The density of `CaF_(2)` (flourtie structure ) is `3.18 g// cm^(3)`. The length of the side of the unit cell is :

To find the length of the side of the unit cell for calcium fluoride (CaF₂) with a fluoride structure, we can follow these steps: ### Step-by-Step Solution: 1. **Identify the Structure**: - Calcium fluoride (CaF₂) has a face-centered cubic (FCC) structure.
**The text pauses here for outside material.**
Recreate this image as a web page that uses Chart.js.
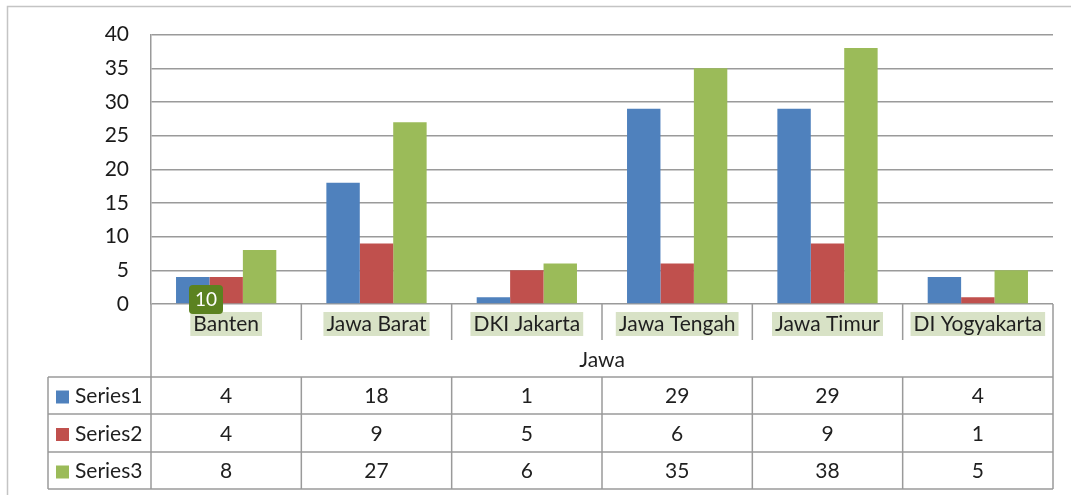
<!DOCTYPE html>
<html>
<head>
<meta charset="utf-8">
<script src="https://cdn.jsdelivr.net/npm/chart.js@4"></script>
<style>
  html, body { margin: 0; padding: 0; background: #fff; }
  #wrap { width: 1071px; height: 495px; }
</style>
</head>
<body>
<div id="wrap"><canvas id="chart" width="1071" height="495"></canvas></div>
<script>
// ===== DATA =====
const categories = ["Banten", "Jawa Barat", "DKI Jakarta", "Jawa Tengah", "Jawa Timur", "DI Yogyakarta"];
const groupLabel = "Jawa";
const seriesNames = ["Series1", "Series2", "Series3"];
const series1 = [4, 18, 1, 29, 29, 4];
const series2 = [4, 9, 5, 6, 9, 1];
const series3 = [8, 27, 6, 35, 38, 5];
const seriesColors = ["#4f81bd", "#c0504d", "#9bbb59"];
const badgeText = "10";

const FONT = "Lato, 'Open Sans', sans-serif";
const lineColor = "#9a9a9a";

// ===== TABLE + EXTRAS =====
const tablePlugin = {
    id: "dataTable",
    afterDraw(chart) {
        const ctx = chart.ctx;
        const area = chart.chartArea;
        const x = chart.scales.x;
        const n = categories.length;
        const left = area.left, right = area.right, base = area.bottom;
        const rowTops = [377, 414, 452, 489];
        const legendLeft = 48;
        const all = [series1, series2, series3];

        // column edges from the x scale
        const edges = [left];
        for (let i = 0; i < n - 1; i++) {
            edges.push((x.getPixelForValue(i) + x.getPixelForValue(i + 1)) / 2);
        }
        edges.push(right);

        ctx.save();

        // outer frame
        ctx.strokeStyle = "#c4c4c4";
        ctx.lineWidth = 1.5;
        ctx.beginPath();
        ctx.moveTo(7.5, 495); ctx.lineTo(7.5, 6.5); ctx.lineTo(1071, 6.5);
        ctx.stroke();

        // category label highlights + text
        ctx.font = "21px " + FONT;
        ctx.textAlign = "center";
        ctx.textBaseline = "middle";
        categories.forEach((c, i) => {
            const cx = x.getPixelForValue(i);
            const w = Math.min(ctx.measureText(c).width + 6, edges[i + 1] - edges[i] - 2);
            ctx.fillStyle = "#d8e2c6";
            ctx.fillRect(cx - w / 2, 312, w, 24);
        });
        categories.forEach((c, i) => {
            ctx.fillStyle = "#1f1f1f";
            ctx.fillText(c, x.getPixelForValue(i), 324);
        });
        ctx.fillText(groupLabel, (left + right) / 2, 360);

        // lines
        ctx.strokeStyle = lineColor;
        ctx.lineWidth = 1.5;
        ctx.beginPath();
        ctx.moveTo(left, base); ctx.lineTo(left, rowTops[3]);
        ctx.moveTo(right, base); ctx.lineTo(right, rowTops[3]);
        for (let i = 1; i < n; i++) {
            ctx.moveTo(edges[i], base); ctx.lineTo(edges[i], 340);
            ctx.moveTo(edges[i], rowTops[0]); ctx.lineTo(edges[i], rowTops[3]);
        }
        ctx.moveTo(legendLeft, rowTops[0]); ctx.lineTo(legendLeft, rowTops[3]);
        rowTops.forEach(y => { ctx.moveTo(legendLeft, y); ctx.lineTo(right, y); });
        ctx.stroke();

        // table rows
        for (let r = 0; r < 3; r++) {
            const cy = (rowTops[r] + rowTops[r + 1]) / 2 + 1;
            ctx.fillStyle = seriesColors[r];
            ctx.fillRect(56, cy - 6, 13, 13);
            ctx.fillStyle = "#1f1f1f";
            ctx.textAlign = "left";
            ctx.fillText(seriesNames[r], 75, cy);
            ctx.textAlign = "center";
            all[r].forEach((v, i) => ctx.fillText(String(v), x.getPixelForValue(i), cy));
        }

        // green badge over Banten
        ctx.fillStyle = "#5b8220";
        ctx.beginPath();
        ctx.roundRect(189, 285, 34, 29, 4);
        ctx.fill();
        ctx.fillStyle = "#ffffff";
        ctx.font = "19px " + FONT;
        ctx.fillText(badgeText, 206, 300);

        ctx.restore();
    }
};

new Chart(document.getElementById("chart").getContext("2d"), {
    type: "bar",
    data: {
        labels: categories,
        datasets: [
            { label: seriesNames[0], data: series1, backgroundColor: seriesColors[0] },
            { label: seriesNames[1], data: series2, backgroundColor: seriesColors[1] },
            { label: seriesNames[2], data: series3, backgroundColor: seriesColors[2] }
        ]
    },
    options: {
        responsive: false,
        animation: false,
        events: [],
        layout: { padding: { left: 0, top: 33, right: 18, bottom: 191 } },
        datasets: { bar: { categoryPercentage: 0.667, barPercentage: 1 } },
        plugins: { legend: { display: false }, tooltip: { enabled: false } },
        scales: {
            x: {
                display: false,
                offset: true
            },
            y: {
                min: 0,
                max: 40,
                afterFit: (s) => { s.width = 151; },
                border: { display: true, color: lineColor, width: 1.5 },
                grid: { color: lineColor, lineWidth: 1.5, drawTicks: false },
                ticks: {
                    stepSize: 5,
                    padding: 22,
                    color: "#1a1a1a",
                    font: { family: FONT, size: 21 }
                }
            }
        }
    },
    plugins: [tablePlugin]
});
</script>
</body>
</html>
In an FCC unit cell, there are 4 formula units of CaF₂. 2. **Determine the Molecular Weight**: - The molecular weight (m) of CaF₂ can be calculated as follows: - Atomic weight of Ca = 40.08 g/mol - Atomic weight of F = 19.00 g/mol - Therefore, molecular weight of CaF₂ = 40.08 + (2 × 19.00) = 40.08 + 38.00 = 78.08 g/mol 3. **Use the Density Formula**: - The formula for density (ρ) is given by: \[ \rho = \frac{z \cdot m}{N_a \cdot a^3} \] where: - \( z \) = number of formula units in the unit cell (for FCC, \( z = 4 \)) - \( m \) = molecular weight of CaF₂ (78.08 g/mol) - \( N_a \) = Avogadro's number (approximately \( 6.022 \times 10^{23} \) mol⁻¹) - \( a \) = edge length of the unit cell (in cm) 4. **Rearranging the Formula**: - Rearranging the density formula to solve for \( a^3 \): \[ a^3 = \frac{z \cdot m}{N_a \cdot \rho} \] 5. **Substituting the Values**: - Substitute the known values into the equation: \[ a^3 = \frac{4 \cdot 78.08 \, \text{g/mol}}{6.022 \times 10^{23} \, \text{mol}^{-1} \cdot 3.18 \, \text{g/cm}^3} \] 6. **Calculating \( a^3 \)**: - Calculate the numerator: \[ 4 \cdot 78.08 = 312.32 \, \text{g/mol} \] - Calculate the denominator: \[ 6.022 \times 10^{23} \cdot 3.18 = 1.915 \times 10^{24} \, \text{g/cm}^3 \] - Now, calculate \( a^3 \): \[ a^3 = \frac{312.32}{1.915 \times 10^{24}} \approx 162.9 \times 10^{-24} \, \text{cm}^3 \] 7. **Finding \( a \)**: - Take the cube root of \( a^3 \): \[ a = \sqrt[3]{162.9 \times 10^{-24}} \approx 5.46 \times 10^{-8} \, \text{cm} \] 8. **Convert to Picometers**: - Convert centimeters to meters: \[ a \approx 5.46 \times 10^{-10} \, \text{m} \] - Convert meters to picometers (1 pm = \( 10^{-12} \) m): \[ a \approx 546 \, \text{pm} \] ### Final Answer: The length of the side of the unit cell is approximately **546 picometers**.